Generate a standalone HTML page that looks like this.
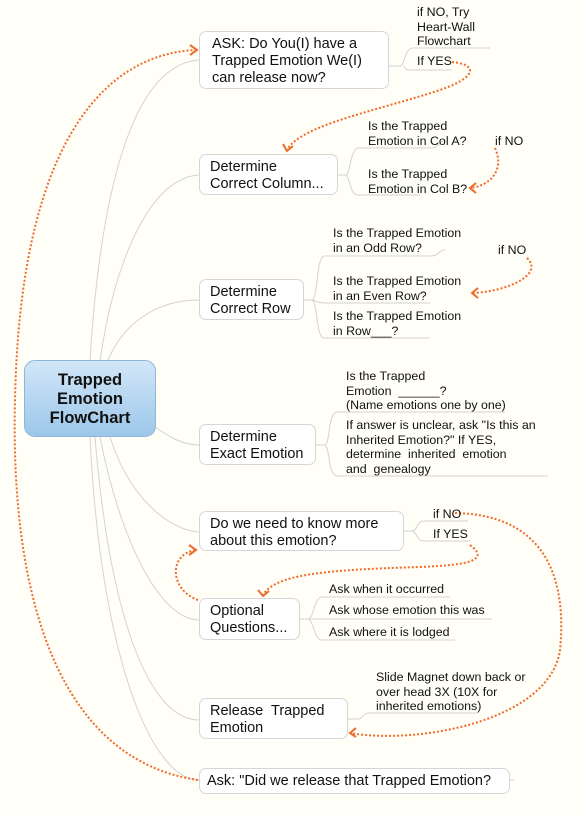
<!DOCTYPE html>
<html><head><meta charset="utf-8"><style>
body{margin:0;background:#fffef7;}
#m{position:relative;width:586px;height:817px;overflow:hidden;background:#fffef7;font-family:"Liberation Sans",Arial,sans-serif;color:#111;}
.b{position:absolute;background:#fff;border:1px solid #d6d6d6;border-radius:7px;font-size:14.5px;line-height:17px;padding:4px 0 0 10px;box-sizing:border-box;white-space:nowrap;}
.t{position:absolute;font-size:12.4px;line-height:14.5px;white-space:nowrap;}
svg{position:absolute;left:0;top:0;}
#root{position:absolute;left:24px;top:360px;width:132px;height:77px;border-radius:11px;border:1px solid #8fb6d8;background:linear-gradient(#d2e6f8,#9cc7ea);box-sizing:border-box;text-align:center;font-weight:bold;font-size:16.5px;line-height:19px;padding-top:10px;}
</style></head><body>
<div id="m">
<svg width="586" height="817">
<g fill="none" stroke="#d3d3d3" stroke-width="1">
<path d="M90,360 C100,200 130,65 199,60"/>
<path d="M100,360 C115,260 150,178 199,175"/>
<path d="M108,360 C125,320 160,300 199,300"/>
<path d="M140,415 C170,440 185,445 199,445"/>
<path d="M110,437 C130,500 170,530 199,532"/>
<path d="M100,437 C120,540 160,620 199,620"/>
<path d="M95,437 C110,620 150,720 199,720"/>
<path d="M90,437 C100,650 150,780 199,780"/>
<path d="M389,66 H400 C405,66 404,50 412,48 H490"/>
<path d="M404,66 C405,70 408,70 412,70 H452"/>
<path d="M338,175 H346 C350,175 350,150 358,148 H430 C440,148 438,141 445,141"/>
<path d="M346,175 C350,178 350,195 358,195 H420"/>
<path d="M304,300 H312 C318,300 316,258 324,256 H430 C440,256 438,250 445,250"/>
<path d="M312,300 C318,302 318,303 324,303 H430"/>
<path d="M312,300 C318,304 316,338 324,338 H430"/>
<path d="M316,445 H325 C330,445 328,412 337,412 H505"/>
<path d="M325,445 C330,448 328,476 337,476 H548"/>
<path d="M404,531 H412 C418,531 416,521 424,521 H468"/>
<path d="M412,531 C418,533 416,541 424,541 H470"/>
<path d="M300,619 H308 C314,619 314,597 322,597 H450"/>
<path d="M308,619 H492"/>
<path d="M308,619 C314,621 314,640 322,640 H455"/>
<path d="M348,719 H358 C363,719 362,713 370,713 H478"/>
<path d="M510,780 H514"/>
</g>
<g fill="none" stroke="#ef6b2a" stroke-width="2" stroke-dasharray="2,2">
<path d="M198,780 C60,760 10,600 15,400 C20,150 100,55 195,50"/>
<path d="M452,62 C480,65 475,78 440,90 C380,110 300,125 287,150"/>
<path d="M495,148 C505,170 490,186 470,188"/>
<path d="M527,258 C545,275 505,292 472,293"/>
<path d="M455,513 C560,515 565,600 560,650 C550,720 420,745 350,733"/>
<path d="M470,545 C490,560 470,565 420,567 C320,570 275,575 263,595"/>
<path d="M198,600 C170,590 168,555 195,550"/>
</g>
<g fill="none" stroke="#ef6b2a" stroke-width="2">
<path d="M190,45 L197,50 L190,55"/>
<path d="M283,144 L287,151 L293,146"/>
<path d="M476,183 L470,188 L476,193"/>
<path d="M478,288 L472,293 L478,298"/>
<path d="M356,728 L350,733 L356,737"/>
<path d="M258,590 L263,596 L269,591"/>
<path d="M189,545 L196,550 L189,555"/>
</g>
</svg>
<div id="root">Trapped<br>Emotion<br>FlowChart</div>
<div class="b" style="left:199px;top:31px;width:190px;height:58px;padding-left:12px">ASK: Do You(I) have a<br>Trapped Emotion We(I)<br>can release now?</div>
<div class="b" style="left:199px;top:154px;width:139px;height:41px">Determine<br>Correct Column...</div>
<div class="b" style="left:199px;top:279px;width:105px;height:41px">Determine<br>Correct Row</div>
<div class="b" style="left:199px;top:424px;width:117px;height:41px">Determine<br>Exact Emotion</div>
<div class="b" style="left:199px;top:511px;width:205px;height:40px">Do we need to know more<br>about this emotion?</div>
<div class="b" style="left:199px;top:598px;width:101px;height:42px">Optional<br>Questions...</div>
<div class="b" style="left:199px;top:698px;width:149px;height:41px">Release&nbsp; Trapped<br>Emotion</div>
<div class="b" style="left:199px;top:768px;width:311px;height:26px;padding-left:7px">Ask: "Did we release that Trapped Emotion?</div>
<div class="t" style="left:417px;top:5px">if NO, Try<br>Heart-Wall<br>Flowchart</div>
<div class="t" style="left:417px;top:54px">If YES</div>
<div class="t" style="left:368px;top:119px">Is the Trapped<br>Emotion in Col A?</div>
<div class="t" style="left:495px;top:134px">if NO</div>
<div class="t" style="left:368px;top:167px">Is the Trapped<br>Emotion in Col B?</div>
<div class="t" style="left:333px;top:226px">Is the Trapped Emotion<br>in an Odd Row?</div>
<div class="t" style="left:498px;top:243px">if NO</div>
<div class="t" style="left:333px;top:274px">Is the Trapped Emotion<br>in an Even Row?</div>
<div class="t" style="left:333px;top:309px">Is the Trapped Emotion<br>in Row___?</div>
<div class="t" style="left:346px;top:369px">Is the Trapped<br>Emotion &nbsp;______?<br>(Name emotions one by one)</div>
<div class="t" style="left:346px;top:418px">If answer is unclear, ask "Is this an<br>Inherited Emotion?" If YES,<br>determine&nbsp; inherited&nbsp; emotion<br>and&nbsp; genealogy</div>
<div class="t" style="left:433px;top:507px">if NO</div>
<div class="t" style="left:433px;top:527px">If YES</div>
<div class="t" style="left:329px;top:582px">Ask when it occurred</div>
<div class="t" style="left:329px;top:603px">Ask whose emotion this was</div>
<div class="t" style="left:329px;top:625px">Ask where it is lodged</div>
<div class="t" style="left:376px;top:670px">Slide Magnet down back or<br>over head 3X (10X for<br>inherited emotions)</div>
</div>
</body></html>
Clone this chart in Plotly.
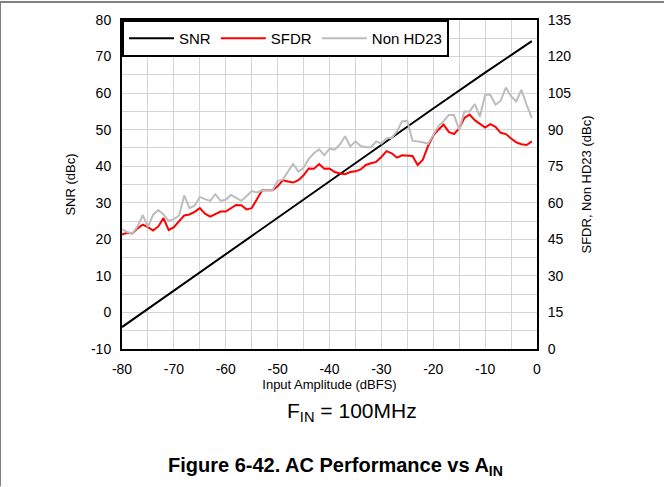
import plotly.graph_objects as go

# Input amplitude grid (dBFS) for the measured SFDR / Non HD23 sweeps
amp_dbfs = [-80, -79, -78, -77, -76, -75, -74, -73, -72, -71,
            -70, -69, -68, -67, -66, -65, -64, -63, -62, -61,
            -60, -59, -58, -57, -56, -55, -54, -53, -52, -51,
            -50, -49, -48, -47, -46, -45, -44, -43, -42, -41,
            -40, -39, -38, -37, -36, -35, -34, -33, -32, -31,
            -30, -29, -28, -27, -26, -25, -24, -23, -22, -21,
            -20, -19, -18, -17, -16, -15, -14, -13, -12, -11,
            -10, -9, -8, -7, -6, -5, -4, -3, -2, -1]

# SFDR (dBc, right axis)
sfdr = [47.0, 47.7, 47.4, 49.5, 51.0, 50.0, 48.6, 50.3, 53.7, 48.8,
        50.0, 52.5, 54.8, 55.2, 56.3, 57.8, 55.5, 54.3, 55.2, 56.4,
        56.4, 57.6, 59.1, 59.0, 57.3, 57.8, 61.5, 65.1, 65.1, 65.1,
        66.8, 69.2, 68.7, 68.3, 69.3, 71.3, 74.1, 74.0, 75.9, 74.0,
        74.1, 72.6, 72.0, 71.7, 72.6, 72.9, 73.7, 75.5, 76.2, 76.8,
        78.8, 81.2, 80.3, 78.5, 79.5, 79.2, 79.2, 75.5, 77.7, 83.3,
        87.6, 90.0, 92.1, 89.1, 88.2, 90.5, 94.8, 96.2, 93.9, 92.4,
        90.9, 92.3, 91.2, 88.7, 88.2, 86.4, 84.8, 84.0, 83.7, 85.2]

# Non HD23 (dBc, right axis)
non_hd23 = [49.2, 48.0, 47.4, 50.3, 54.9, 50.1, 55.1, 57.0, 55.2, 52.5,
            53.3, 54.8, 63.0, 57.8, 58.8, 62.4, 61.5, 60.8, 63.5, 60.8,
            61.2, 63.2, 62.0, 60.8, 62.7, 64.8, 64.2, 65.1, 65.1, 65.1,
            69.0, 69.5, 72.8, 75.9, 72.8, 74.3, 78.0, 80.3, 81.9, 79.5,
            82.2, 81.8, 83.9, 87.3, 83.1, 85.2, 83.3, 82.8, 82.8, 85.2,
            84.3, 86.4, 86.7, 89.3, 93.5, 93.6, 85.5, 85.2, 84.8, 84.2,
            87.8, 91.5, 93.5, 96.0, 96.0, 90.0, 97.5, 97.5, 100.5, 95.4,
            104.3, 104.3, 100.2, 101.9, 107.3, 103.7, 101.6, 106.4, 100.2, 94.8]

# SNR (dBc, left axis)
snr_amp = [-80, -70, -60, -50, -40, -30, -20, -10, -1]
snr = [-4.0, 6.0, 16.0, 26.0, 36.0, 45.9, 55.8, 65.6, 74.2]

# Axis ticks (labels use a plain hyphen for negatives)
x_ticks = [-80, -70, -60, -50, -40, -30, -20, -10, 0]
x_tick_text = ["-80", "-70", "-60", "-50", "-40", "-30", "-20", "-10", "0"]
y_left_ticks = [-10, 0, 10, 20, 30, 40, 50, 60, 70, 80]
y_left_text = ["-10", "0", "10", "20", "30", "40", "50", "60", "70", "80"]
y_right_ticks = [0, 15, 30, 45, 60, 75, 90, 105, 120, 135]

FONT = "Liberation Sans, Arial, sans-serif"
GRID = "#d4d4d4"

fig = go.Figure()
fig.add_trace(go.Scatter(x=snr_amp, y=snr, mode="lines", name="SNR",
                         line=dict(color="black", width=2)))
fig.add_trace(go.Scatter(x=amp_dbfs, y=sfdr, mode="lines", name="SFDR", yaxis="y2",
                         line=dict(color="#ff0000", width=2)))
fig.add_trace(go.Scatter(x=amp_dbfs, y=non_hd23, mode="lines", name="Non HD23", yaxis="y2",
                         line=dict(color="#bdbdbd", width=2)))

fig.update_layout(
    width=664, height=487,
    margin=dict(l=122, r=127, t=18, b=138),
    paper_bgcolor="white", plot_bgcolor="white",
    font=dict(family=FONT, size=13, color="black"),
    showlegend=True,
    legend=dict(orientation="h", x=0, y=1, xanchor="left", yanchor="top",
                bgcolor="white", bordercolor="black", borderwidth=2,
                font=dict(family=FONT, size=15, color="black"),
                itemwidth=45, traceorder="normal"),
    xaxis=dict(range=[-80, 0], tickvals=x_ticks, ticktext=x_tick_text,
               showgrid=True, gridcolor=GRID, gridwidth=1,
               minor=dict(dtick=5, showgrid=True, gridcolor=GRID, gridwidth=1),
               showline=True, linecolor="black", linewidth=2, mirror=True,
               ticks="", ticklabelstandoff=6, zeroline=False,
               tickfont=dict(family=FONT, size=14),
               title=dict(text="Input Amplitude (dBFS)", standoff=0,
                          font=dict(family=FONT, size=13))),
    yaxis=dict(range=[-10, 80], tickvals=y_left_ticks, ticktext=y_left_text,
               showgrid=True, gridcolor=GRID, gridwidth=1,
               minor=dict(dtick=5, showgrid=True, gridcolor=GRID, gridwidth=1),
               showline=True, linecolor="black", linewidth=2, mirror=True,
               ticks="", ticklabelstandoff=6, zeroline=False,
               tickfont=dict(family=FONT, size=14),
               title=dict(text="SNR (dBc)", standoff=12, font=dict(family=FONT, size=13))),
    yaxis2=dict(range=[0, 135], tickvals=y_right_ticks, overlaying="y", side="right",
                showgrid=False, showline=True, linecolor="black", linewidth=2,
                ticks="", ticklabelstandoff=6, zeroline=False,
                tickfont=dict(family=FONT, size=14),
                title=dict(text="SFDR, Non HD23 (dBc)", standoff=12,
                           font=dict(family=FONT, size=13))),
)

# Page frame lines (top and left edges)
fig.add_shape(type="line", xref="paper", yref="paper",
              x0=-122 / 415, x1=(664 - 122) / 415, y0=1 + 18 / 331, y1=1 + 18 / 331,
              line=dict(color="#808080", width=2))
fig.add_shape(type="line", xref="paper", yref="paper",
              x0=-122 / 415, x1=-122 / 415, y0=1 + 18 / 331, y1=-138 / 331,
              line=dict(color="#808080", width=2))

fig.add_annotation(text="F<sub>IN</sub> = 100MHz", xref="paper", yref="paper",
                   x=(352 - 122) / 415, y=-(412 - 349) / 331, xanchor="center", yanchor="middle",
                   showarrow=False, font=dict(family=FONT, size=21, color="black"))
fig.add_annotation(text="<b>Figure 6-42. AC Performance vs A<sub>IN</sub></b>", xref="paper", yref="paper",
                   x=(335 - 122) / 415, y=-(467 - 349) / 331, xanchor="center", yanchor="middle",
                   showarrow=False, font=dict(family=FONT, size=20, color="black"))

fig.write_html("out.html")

The problem
Using the data above, which lines fall from the one with "Clone this chart in Plotly." through the one with "-10, -9, -8, -7, -6, -5, -4, -3, -2, -1]"? Repeat them exactly, ends included, minus any pictures.

Exercise output
Clone this chart in Plotly.
import plotly.graph_objects as go

# Input amplitude grid (dBFS) for the measured SFDR / Non HD23 sweeps
amp_dbfs = [-80, -79, -78, -77, -76, -75, -74, -73, -72, -71,
            -70, -69, -68, -67, -66, -65, -64, -63, -62, -61,
            -60, -59, -58, -57, -56, -55, -54, -53, -52, -51,
            -50, -49, -48, -47, -46, -45, -44, -43, -42, -41,
            -40, -39, -38, -37, -36, -35, -34, -33, -32, -31,
            -30, -29, -28, -27, -26, -25, -24, -23, -22, -21,
            -20, -19, -18, -17, -16, -15, -14, -13, -12, -11,
            -10, -9, -8, -7, -6, -5, -4, -3, -2, -1]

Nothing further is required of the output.